··· Information provided ···

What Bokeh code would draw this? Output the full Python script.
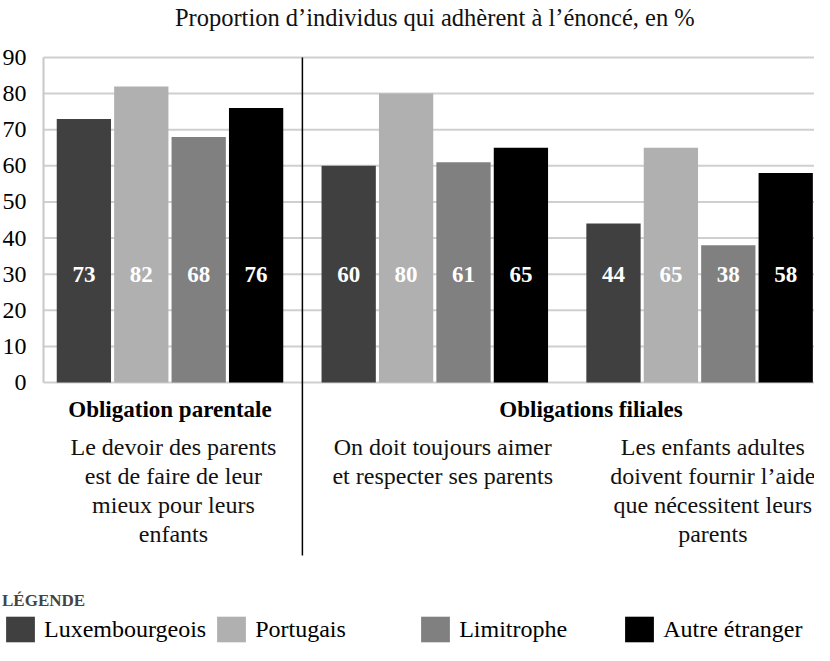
from bokeh.plotting import figure
from bokeh.models import (ColumnDataSource, Range1d, FixedTicker, Legend, LegendItem)
from bokeh.transform import dodge
from bokeh.core.properties import value
from bokeh.embed import file_html
from bokeh.resources import INLINE

# ---- data ----
title_text = "Proportion d’individus qui adhèrent à l’énoncé, en %"
groups = [0, 1, 2]
series = ["Luxembourgeois", "Portugais", "Limitrophe", "Autre étranger"]
luxembourgeois = [73, 60, 44]
portugais = [82, 80, 65]
limitrophe = [68, 61, 38]
autre_etranger = [76, 65, 58]
colors = ["#404040", "#b0b0b0", "#808080", "#000000"]
y_ticks = [0, 10, 20, 30, 40, 50, 60, 70, 80, 90]
headings = ["Obligation parentale", "Obligations filiales"]
heading_x = [0, 1.59]
descriptions = [
    "Le devoir des parents\nest de faire de leur\nmieux pour leurs\nenfants",
    "On doit toujours aimer\net respecter ses parents",
    "Les enfants adultes\ndoivent fournir l’aide\nque nécessitent leurs\nparents",
]
description_x = [0.013, 1.03, 2.05]
legend_title = "LÉGENDE"

FONT = "Liberation Serif"
W, H = 814, 645
PX_X = 264.8
PX_Y = 3.611
X_START = -0.6401
X_END = X_START + W / PX_X
Y_TOP = 382 / PX_Y
Y_BOTTOM = Y_TOP - H / PX_Y
AXIS_X = -0.4777

values_list = [luxembourgeois, portugais, limitrophe, autre_etranger]
data = dict(x=groups)
keys = ["lux", "por", "lim", "aut"]
for k, vals in zip(keys, values_list):
    data[k] = vals
    data[k + "_lab"] = [str(v) for v in vals]
source = ColumnDataSource(data)

p = figure(width=W, height=H,
           x_range=Range1d(X_START, X_END),
           y_range=Range1d(Y_BOTTOM, Y_TOP),
           output_backend="svg", toolbar_location=None,
           x_axis_location=None,
           min_border_left=0, min_border_right=0,
           min_border_top=0, min_border_bottom=0)
p.outline_line_color = None
p.background_fill_color = "white"
p.border_fill_color = "white"

# y axis placed inside the frame at the plot-area's left edge
yax = p.yaxis[0]
yax.fixed_location = AXIS_X
yax.ticker = FixedTicker(ticks=y_ticks)
yax.bounds = (0, 90)
yax.axis_line_color = "#c8c8c8"
yax.axis_line_width = 2
yax.major_tick_line_color = None
yax.minor_tick_line_color = None
yax.major_label_standoff = 11
yax.major_label_text_font = FONT
yax.major_label_text_font_size = "24px"
yax.major_label_text_color = "black"
p.xgrid.visible = False
p.ygrid.visible = False

# horizontal grid lines (only over the plot area)
p.segment(x0=[AXIS_X] * len(y_ticks), x1=[X_END] * len(y_ticks), y0=y_ticks, y1=y_ticks,
          line_color="#cfcfcf", line_width=2)

# bars
pitch = 0.2168
bw = 0.205
offsets = [-1.5 * pitch, -0.5 * pitch, 0.5 * pitch, 1.5 * pitch]
renderers = []
for k, off, c in zip(keys, offsets, colors):
    r = p.vbar(x=dodge("x", off, range=p.x_range), top=k, width=bw, bottom=0,
               source=source, fill_color=c, line_color=None)
    renderers.append(r)
for k, off in zip(keys, offsets):
    p.text(x=dodge("x", off, range=p.x_range), y=30, text=k + "_lab", source=source,
           text_color="white", text_font=value(FONT), text_font_style="bold",
           text_font_size="23px", text_align="center", text_baseline="middle")

# separator
p.segment(x0=[0.5], y0=[90], x1=[0.5], y1=[-47.9], line_color="black", line_width=1.5)

# title
p.text(x=[1.0], y=[101.0], text=[title_text], text_font=value(FONT),
       text_font_size="24.5px", text_align="center", text_baseline="middle",
       text_color="#111111")

# headings
p.text(x=heading_x, y=[-7.34, -7.34], text=headings, text_font=value(FONT),
       text_font_style="bold", text_font_size="23px", text_align="center",
       text_baseline="middle", text_color="black")

# descriptions
p.text(x=description_x, y=[-14.38] * 3, text=descriptions, text_font=value(FONT),
       text_font_size="24px", text_align="center", text_baseline="top",
       text_line_height=1.11, text_color="#111111")

# legend
legend = Legend(items=[LegendItem(label=s, renderers=[r]) for s, r in zip(series, renderers)],
                orientation="horizontal", location=(2, 0),
                title=legend_title, title_text_font=FONT, title_text_font_style="bold",
                title_text_font_size="17px", title_standoff=2,
                label_text_font=FONT, label_text_font_size="24px", label_text_color="black",
                glyph_width=36, glyph_height=32, label_standoff=6, label_width=155,
                spacing=7, padding=0, margin=0,
                border_line_color=None, background_fill_alpha=0)
p.add_layout(legend)

open("out.html", "w").write(file_html(p, INLINE))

···

#### [What the exercise asks]
Leave out the pictures and retype every line above exactly.

#### [Written answer]
What Bokeh code would draw this? Output the full Python script.
from bokeh.plotting import figure
from bokeh.models import (ColumnDataSource, Range1d, FixedTicker, Legend, LegendItem)
from bokeh.transform import dodge
from bokeh.core.properties import value
from bokeh.embed import file_html
from bokeh.resources import INLINE

# ---- data ----
title_text = "Proportion d’individus qui adhèrent à l’énoncé, en %"
groups = [0, 1, 2]
series = ["Luxembourgeois", "Portugais", "Limitrophe", "Autre étranger"]
luxembourgeois = [73, 60, 44]
portugais = [82, 80, 65]
limitrophe = [68, 61, 38]
autre_etranger = [76, 65, 58]
colors = ["#404040", "#b0b0b0", "#808080", "#000000"]
y_ticks = [0, 10, 20, 30, 40, 50, 60, 70, 80, 90]
headings = ["Obligation parentale", "Obligations filiales"]
heading_x = [0, 1.59]
descriptions = [
    "Le devoir des parents\nest de faire de leur\nmieux pour leurs\nenfants",
    "On doit toujours aimer\net respecter ses parents",
    "Les enfants adultes\ndoivent fournir l’aide\nque nécessitent leurs\nparents",
]
description_x = [0.013, 1.03, 2.05]
legend_title = "LÉGENDE"

FONT = "Liberation Serif"
W, H = 814, 645
PX_X = 264.8
PX_Y = 3.611
X_START = -0.6401
X_END = X_START + W / PX_X
Y_TOP = 382 / PX_Y
Y_BOTTOM = Y_TOP - H / PX_Y
AXIS_X = -0.4777

values_list = [luxembourgeois, portugais, limitrophe, autre_etranger]
data = dict(x=groups)
keys = ["lux", "por", "lim", "aut"]
for k, vals in zip(keys, values_list):
    data[k] = vals
    data[k + "_lab"] = [str(v) for v in vals]
source = ColumnDataSource(data)

p = figure(width=W, height=H,
           x_range=Range1d(X_START, X_END),
           y_range=Range1d(Y_BOTTOM, Y_TOP),
           output_backend="svg", toolbar_location=None,
           x_axis_location=None,
           min_border_left=0, min_border_right=0,
           min_border_top=0, min_border_bottom=0)
p.outline_line_color = None
p.background_fill_color = "white"
p.border_fill_color = "white"

# y axis placed inside the frame at the plot-area's left edge
yax = p.yaxis[0]
yax.fixed_location = AXIS_X
yax.ticker = FixedTicker(ticks=y_ticks)
yax.bounds = (0, 90)
yax.axis_line_color = "#c8c8c8"
yax.axis_line_width = 2
yax.major_tick_line_color = None
yax.minor_tick_line_color = None
yax.major_label_standoff = 11
yax.major_label_text_font = FONT
yax.major_label_text_font_size = "24px"
yax.major_label_text_color = "black"
p.xgrid.visible = False
p.ygrid.visible = False

# horizontal grid lines (only over the plot area)
p.segment(x0=[AXIS_X] * len(y_ticks), x1=[X_END] * len(y_ticks), y0=y_ticks, y1=y_ticks,
          line_color="#cfcfcf", line_width=2)

# bars
pitch = 0.2168
bw = 0.205
offsets = [-1.5 * pitch, -0.5 * pitch, 0.5 * pitch, 1.5 * pitch]
renderers = []
for k, off, c in zip(keys, offsets, colors):
    r = p.vbar(x=dodge("x", off, range=p.x_range), top=k, width=bw, bottom=0,
               source=source, fill_color=c, line_color=None)
    renderers.append(r)
for k, off in zip(keys, offsets):
    p.text(x=dodge("x", off, range=p.x_range), y=30, text=k + "_lab", source=source,
           text_color="white", text_font=value(FONT), text_font_style="bold",
           text_font_size="23px", text_align="center", text_baseline="middle")

# separator
p.segment(x0=[0.5], y0=[90], x1=[0.5], y1=[-47.9], line_color="black", line_width=1.5)

# title
p.text(x=[1.0], y=[101.0], text=[title_text], text_font=value(FONT),
       text_font_size="24.5px", text_align="center", text_baseline="middle",
       text_color="#111111")

# headings
p.text(x=heading_x, y=[-7.34, -7.34], text=headings, text_font=value(FONT),
       text_font_style="bold", text_font_size="23px", text_align="center",
       text_baseline="middle", text_color="black")

# descriptions
p.text(x=description_x, y=[-14.38] * 3, text=descriptions, text_font=value(FONT),
       text_font_size="24px", text_align="center", text_baseline="top",
       text_line_height=1.11, text_color="#111111")

# legend
legend = Legend(items=[LegendItem(label=s, renderers=[r]) for s, r in zip(series, renderers)],
                orientation="horizontal", location=(2, 0),
                title=legend_title, title_text_font=FONT, title_text_font_style="bold",
                title_text_font_size="17px", title_standoff=2,
                label_text_font=FONT, label_text_font_size="24px", label_text_color="black",
                glyph_width=36, glyph_height=32, label_standoff=6, label_width=155,
                spacing=7, padding=0, margin=0,
                border_line_color=None, background_fill_alpha=0)
p.add_layout(legend)

open("out.html", "w").write(file_html(p, INLINE))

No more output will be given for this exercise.